* Short exercise:
Take the lines from the beginning of the material through the line containing "import plotly.graph_objects as go" and retype them exactly, leaving the pictures out.

* Supplied material:
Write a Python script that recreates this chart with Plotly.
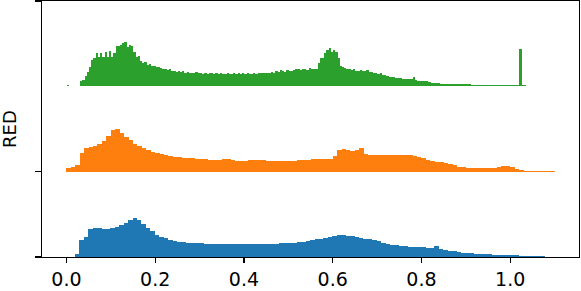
import plotly.graph_objects as go

# Histogram bin settings (value axis)
COARSE_BIN = 0.01   # blue / orange
FINE_BIN = 0.005    # green
DENSITY_NORM = 257.0  # converts read densities to ridge units (1 unit = spacing between ridges)

# Ridge baselines (one per series)
ridge_offsets = {"blue": 0, "orange": 1, "green": 2}

blue_density = [
    0, 0, 10, 50, 60, 85, 88, 87, 83, 83,
    87, 91, 96, 103, 112, 116, 111, 99, 87, 78,
    66, 60, 56, 52, 48, 46, 44, 43, 42, 41,
    41, 40, 39, 38, 38, 38, 38, 38, 38, 38,
    38, 38, 38, 38, 38, 39, 40, 40, 41, 41,
    42, 43, 44, 46, 48, 50, 53, 55, 57, 59,
    64, 66, 65, 64, 63, 60, 57, 54, 54, 51,
    48, 43, 40, 37, 35, 33, 32, 31, 30, 29,
    29, 28, 27, 33, 25, 22, 19, 17, 15, 13,
    12, 11, 10, 9, 9, 8, 7, 7, 6, 6,
    5, 5, 4, 4, 3, 3, 2, 2, 1, 1,
]

orange_density = [
    11, 15, 20, 55, 72, 74, 78, 84, 92, 106,
    126, 130, 116, 104, 94, 84, 77, 70, 64, 59,
    55, 52, 49, 47, 45, 43, 42, 41, 40, 39,
    38, 37, 36, 36, 36, 37, 39, 36, 33, 33,
    33, 35, 36, 36, 34, 31, 31, 31, 31, 31,
    32, 33, 34, 35, 36, 37, 37, 38, 38, 39,
    46, 66, 67, 64, 62, 64, 70, 54, 50, 49,
    50, 50, 50, 50, 50, 50, 50, 49, 46, 43,
    40, 36, 32, 28, 28, 25, 23, 19, 14, 13,
    12, 11, 10, 10, 10, 11, 12, 14, 17, 18,
    13, 7, 4, 3, 2, 2, 2, 1, 1, 1,
]

green_density = [
    5, 1, 1, 1, 1, 2, 16, 20, 31, 42,
    59, 79, 84, 101, 87, 101, 87, 104, 89, 106,
    89, 99, 121, 121, 124, 131, 133, 119, 124, 121,
    104, 89, 91, 77, 71, 74, 64, 67, 61, 61,
    57, 59, 54, 51, 52, 49, 51, 47, 47, 44,
    47, 44, 47, 41, 44, 39, 39, 41, 42, 39,
    41, 38, 39, 37, 39, 39, 36, 39, 37, 39,
    37, 36, 39, 36, 36, 39, 37, 39, 37, 39,
    37, 39, 37, 36, 39, 37, 41, 39, 41, 39,
    41, 41, 44, 41, 46, 44, 49, 46, 44, 49,
    47, 47, 49, 52, 51, 49, 53, 51, 49, 55,
    53, 52, 52, 69, 84, 84, 101, 109, 116, 104,
    109, 104, 84, 61, 59, 54, 51, 53, 49, 51,
    47, 47, 49, 46, 47, 49, 44, 44, 39, 41,
    37, 39, 34, 33, 31, 29, 27, 27, 25, 24,
    24, 22, 23, 21, 22, 21, 27, 19, 17, 16,
    16, 16, 17, 14, 11, 10, 10, 9, 8, 8,
    8, 8, 8, 7, 7, 7, 7, 6, 6, 6,
    6, 6, 5, 5, 5, 5, 5, 5, 4, 4,
    4, 4, 4, 4, 3, 3, 3, 3, 3, 3,
    3, 3, 3, 3, 111, 5, 3, 2, 2, 2,
    2, 1, 1, 1, 1, 1, 1, 1, 1, 1,
]

x_tick_vals = [0.0, 0.2, 0.4, 0.6, 0.8, 1.0]
x_tick_text = ["0.0", "0.2", "0.4", "0.6", "0.8", "1.0"]
y_axis_label = "RED"

colors = {"blue": "#1f77b4", "orange": "#ff7f0e", "green": "#2ca02c"}
FONT = "DejaVu Sans"


def ridge(values, bin_w, key):
    xs = [(i + 0.5) * bin_w for i in range(len(values))]
    ys = [v / DENSITY_NORM for v in values]
    return go.Bar(
        x=xs, y=ys, base=ridge_offsets[key], width=bin_w,
        marker=dict(color=colors[key], line=dict(width=0)),
        showlegend=False, hoverinfo="skip",
    )


fig = go.Figure()
fig.add_trace(ridge(blue_density, COARSE_BIN, "blue"))
fig.add_trace(ridge(orange_density, COARSE_BIN, "orange"))
fig.add_trace(ridge(green_density, FINE_BIN, "green"))

fig.update_layout(
    width=581, height=291,
    margin=dict(l=42, r=2, t=1, b=34, autoexpand=False),
    plot_bgcolor="white", paper_bgcolor="white",
    bargap=0,
    font=dict(family=FONT, size=19, color="black"),
)
fig.update_xaxes(
    range=[-0.055, 1.155],
    tickvals=x_tick_vals, ticktext=x_tick_text,
    ticks="outside", ticklen=5, tickwidth=1.3, tickcolor="black",
    automargin=False,
    showline=True, linecolor="black", linewidth=1.3, mirror=True,
    showgrid=False, zeroline=False,
    tickfont=dict(family=FONT, size=19, color="black"),
)
fig.update_yaxes(
    range=[0, 3],
    tickvals=[0, 1, 3], ticktext=["", "", ""],
    ticks="outside", ticklen=6, tickwidth=1.3, tickcolor="black",
    automargin=False,
    showline=True, linecolor="black", linewidth=1.3, mirror=True,
    showgrid=False, zeroline=False,
)
fig.add_annotation(
    text=y_axis_label, textangle=-90,
    xref="paper", yref="paper", x=-33 / 537, y=0.5,
    xanchor="center", yanchor="middle", showarrow=False,
    font=dict(family=FONT, size=18, color="black"),
)

fig.write_html(
    "out.html",
    config={"displayModeBar": False, "staticPlot": True},
    post_script="document.body.style.margin='0';document.body.style.overflow='hidden';",
)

* Complete output:
Write a Python script that recreates this chart with Plotly.
import plotly.graph_objects as go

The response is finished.